## [Challenge]
Pictures are excluded from this exercise. Transcribe exactly the lines from the one containing "Rebuild this chart" through the last line of the listing.

+++ Provided data

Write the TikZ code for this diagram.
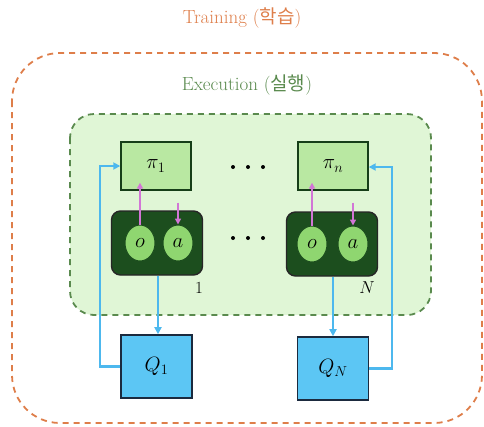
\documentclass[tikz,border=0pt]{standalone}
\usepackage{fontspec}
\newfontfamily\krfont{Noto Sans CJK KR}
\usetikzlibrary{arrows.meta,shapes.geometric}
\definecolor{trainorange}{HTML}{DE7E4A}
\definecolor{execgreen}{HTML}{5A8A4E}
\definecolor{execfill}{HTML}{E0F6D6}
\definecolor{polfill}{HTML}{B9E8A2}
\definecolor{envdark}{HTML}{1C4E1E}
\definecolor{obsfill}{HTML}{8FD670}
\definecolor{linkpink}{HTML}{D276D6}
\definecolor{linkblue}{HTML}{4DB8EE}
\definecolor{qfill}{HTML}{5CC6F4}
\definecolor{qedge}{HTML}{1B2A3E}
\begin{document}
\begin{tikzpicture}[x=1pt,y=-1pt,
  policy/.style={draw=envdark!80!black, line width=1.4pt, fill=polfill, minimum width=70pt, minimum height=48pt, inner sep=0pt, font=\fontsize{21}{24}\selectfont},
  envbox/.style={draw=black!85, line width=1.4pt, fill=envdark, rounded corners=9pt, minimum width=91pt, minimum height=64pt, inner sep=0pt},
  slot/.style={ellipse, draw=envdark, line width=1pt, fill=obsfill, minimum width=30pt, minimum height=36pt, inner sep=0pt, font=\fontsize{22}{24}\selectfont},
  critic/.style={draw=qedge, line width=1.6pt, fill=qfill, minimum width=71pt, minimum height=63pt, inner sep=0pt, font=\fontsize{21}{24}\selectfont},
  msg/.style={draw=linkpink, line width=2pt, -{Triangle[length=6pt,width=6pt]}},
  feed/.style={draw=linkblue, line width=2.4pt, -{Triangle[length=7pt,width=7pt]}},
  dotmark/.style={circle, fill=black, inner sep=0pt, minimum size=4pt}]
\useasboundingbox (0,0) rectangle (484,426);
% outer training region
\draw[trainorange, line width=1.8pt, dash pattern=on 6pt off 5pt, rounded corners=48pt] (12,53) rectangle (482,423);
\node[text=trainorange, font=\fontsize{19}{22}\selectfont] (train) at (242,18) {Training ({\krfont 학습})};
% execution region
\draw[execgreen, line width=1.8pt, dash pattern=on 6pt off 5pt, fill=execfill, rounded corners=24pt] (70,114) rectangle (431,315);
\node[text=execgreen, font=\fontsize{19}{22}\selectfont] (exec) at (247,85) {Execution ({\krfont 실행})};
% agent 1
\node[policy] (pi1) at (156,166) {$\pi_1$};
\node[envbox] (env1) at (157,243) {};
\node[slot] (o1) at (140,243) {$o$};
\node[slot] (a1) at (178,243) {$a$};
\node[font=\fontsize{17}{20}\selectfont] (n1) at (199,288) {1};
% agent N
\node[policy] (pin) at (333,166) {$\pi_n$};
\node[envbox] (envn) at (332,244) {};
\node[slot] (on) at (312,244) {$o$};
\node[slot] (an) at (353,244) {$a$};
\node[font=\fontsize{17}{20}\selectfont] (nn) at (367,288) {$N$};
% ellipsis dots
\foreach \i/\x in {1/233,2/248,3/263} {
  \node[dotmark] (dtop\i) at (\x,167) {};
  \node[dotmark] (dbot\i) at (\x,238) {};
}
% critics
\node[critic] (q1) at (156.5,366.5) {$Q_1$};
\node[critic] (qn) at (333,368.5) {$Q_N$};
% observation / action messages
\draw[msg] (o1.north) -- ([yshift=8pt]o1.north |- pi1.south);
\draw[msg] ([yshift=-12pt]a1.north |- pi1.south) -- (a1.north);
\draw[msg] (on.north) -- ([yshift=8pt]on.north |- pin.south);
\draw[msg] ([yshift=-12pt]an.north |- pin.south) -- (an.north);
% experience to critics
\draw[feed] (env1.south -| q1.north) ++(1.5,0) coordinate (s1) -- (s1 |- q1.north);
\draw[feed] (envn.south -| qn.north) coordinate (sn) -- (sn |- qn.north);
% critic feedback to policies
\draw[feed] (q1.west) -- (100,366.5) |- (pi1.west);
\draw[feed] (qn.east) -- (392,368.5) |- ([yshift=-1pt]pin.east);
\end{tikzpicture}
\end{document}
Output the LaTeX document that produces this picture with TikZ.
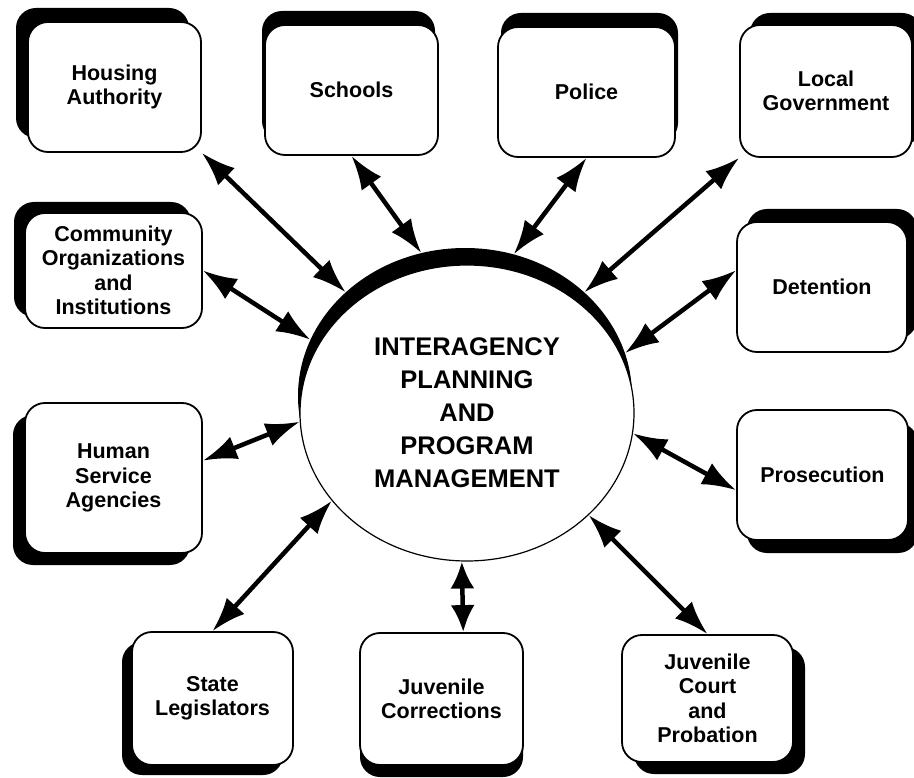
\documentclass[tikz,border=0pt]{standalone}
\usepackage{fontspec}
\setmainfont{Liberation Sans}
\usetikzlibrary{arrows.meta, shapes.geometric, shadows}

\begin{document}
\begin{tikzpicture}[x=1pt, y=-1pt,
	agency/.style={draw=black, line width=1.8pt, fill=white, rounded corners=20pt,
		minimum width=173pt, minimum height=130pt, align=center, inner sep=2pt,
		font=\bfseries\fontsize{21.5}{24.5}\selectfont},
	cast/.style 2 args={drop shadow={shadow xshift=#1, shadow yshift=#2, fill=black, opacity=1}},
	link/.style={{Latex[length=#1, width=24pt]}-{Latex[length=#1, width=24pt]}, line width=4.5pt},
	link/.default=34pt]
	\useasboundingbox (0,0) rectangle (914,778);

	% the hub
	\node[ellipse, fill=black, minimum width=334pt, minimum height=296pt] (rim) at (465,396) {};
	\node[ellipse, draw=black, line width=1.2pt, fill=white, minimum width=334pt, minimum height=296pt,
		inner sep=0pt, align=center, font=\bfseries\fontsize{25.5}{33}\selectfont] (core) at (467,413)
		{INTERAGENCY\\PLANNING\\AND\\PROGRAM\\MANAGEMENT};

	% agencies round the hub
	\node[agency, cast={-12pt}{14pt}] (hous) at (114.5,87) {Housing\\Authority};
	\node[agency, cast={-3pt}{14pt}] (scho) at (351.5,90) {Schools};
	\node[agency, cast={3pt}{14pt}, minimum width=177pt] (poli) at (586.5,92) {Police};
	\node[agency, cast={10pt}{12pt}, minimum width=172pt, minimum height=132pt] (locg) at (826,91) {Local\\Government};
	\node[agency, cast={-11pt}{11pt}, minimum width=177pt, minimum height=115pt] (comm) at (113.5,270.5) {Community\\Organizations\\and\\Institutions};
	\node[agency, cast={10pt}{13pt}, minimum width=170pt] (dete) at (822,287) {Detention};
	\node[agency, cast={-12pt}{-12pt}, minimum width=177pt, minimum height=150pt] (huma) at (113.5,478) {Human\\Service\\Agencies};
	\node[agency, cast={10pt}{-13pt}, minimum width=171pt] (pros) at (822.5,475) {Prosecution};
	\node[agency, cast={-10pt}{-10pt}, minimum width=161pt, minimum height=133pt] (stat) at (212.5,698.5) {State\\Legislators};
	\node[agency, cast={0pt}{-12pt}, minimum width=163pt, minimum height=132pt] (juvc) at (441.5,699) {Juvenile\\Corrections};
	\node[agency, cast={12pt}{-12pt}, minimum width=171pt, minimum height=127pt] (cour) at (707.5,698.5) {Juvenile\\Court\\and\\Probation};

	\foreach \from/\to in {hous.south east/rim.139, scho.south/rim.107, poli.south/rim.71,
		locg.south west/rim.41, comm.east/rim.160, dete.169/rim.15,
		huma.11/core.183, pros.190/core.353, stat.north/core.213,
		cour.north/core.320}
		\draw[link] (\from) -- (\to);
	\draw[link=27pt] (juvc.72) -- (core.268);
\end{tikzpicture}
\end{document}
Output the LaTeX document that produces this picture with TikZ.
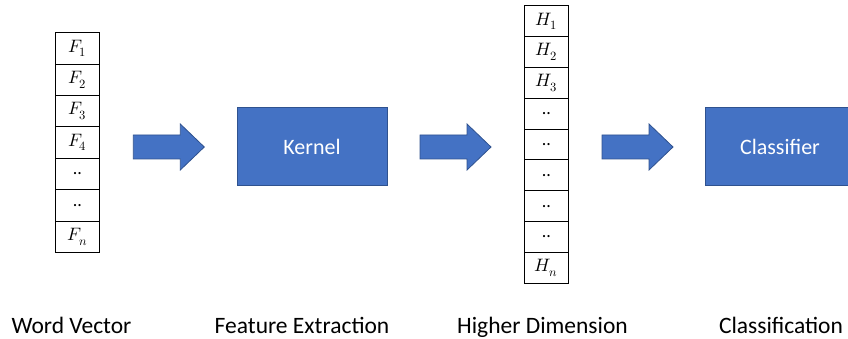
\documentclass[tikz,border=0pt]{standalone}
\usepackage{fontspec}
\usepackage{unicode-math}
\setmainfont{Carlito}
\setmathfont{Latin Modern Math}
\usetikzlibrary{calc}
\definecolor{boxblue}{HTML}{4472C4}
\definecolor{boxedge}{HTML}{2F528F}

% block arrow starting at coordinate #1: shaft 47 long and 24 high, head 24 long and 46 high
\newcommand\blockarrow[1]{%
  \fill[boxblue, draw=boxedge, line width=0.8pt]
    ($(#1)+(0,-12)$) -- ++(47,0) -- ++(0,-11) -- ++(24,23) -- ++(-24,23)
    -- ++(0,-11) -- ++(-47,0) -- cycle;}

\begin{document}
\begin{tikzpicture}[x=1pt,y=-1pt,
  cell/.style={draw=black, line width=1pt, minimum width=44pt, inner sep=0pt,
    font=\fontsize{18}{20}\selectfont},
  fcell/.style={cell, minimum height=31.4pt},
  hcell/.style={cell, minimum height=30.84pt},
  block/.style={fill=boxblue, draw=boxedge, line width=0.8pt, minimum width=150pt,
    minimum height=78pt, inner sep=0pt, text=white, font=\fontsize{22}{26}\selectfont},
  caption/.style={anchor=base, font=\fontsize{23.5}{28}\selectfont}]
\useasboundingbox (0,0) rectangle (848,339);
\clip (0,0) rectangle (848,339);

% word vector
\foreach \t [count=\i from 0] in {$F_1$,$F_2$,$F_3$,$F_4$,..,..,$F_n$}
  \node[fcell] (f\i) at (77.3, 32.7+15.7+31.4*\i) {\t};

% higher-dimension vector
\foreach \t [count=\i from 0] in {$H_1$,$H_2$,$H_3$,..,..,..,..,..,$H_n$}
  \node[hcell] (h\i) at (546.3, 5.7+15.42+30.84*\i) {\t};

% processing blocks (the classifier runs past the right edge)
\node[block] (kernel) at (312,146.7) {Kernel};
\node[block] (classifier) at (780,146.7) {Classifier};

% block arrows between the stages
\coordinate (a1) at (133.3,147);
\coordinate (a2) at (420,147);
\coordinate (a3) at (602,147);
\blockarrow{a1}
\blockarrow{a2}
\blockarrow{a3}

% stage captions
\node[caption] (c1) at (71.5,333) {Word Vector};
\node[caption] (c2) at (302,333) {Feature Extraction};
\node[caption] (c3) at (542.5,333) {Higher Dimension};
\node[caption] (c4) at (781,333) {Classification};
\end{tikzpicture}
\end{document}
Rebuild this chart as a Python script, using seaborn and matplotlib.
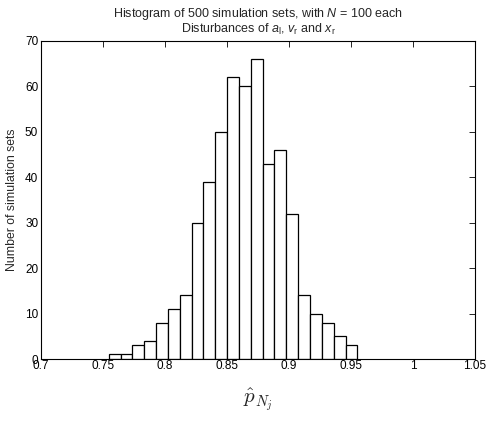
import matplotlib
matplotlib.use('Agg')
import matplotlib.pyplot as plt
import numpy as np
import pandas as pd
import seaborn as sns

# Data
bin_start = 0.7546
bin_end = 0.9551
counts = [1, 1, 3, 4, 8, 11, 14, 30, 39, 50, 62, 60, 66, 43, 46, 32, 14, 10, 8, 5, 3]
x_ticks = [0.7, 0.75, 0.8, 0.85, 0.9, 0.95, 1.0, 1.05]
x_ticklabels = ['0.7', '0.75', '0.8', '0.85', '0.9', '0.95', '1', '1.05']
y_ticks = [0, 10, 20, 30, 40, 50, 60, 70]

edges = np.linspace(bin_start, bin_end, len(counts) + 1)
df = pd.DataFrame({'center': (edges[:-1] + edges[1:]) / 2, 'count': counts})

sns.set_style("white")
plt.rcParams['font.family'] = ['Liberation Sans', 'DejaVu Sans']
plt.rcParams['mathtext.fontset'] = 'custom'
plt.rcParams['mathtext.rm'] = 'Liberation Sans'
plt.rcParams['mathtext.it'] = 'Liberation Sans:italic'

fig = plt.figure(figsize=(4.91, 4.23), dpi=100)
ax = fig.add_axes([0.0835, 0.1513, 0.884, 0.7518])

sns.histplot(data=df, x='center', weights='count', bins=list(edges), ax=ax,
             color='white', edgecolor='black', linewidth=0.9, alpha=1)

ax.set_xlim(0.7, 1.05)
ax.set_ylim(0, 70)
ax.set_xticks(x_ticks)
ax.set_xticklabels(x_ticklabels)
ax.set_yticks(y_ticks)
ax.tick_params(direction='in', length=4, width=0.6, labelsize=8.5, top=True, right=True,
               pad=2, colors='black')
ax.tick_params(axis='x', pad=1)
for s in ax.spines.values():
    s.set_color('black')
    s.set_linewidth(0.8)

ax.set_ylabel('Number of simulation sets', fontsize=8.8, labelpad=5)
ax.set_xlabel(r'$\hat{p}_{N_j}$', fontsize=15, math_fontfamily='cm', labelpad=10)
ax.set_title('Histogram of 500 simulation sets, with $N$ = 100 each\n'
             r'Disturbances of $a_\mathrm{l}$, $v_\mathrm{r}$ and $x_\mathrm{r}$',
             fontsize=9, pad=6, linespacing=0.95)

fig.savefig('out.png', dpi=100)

++++++

## [Full answer]
Rebuild this chart as a Python script, using seaborn and matplotlib.
import matplotlib
matplotlib.use('Agg')
import matplotlib.pyplot as plt
import numpy as np
import pandas as pd
import seaborn as sns

# Data
bin_start = 0.7546
bin_end = 0.9551
counts = [1, 1, 3, 4, 8, 11, 14, 30, 39, 50, 62, 60, 66, 43, 46, 32, 14, 10, 8, 5, 3]
x_ticks = [0.7, 0.75, 0.8, 0.85, 0.9, 0.95, 1.0, 1.05]
x_ticklabels = ['0.7', '0.75', '0.8', '0.85', '0.9', '0.95', '1', '1.05']
y_ticks = [0, 10, 20, 30, 40, 50, 60, 70]

edges = np.linspace(bin_start, bin_end, len(counts) + 1)
df = pd.DataFrame({'center': (edges[:-1] + edges[1:]) / 2, 'count': counts})

sns.set_style("white")
plt.rcParams['font.family'] = ['Liberation Sans', 'DejaVu Sans']
plt.rcParams['mathtext.fontset'] = 'custom'
plt.rcParams['mathtext.rm'] = 'Liberation Sans'
plt.rcParams['mathtext.it'] = 'Liberation Sans:italic'

fig = plt.figure(figsize=(4.91, 4.23), dpi=100)
ax = fig.add_axes([0.0835, 0.1513, 0.884, 0.7518])

sns.histplot(data=df, x='center', weights='count', bins=list(edges), ax=ax,
             color='white', edgecolor='black', linewidth=0.9, alpha=1)

ax.set_xlim(0.7, 1.05)
ax.set_ylim(0, 70)
ax.set_xticks(x_ticks)
ax.set_xticklabels(x_ticklabels)
ax.set_yticks(y_ticks)
ax.tick_params(direction='in', length=4, width=0.6, labelsize=8.5, top=True, right=True,
               pad=2, colors='black')
ax.tick_params(axis='x', pad=1)
for s in ax.spines.values():
    s.set_color('black')
    s.set_linewidth(0.8)

ax.set_ylabel('Number of simulation sets', fontsize=8.8, labelpad=5)
ax.set_xlabel(r'$\hat{p}_{N_j}$', fontsize=15, math_fontfamily='cm', labelpad=10)
ax.set_title('Histogram of 500 simulation sets, with $N$ = 100 each\n'
             r'Disturbances of $a_\mathrm{l}$, $v_\mathrm{r}$ and $x_\mathrm{r}$',
             fontsize=9, pad=6, linespacing=0.95)

fig.savefig('out.png', dpi=100)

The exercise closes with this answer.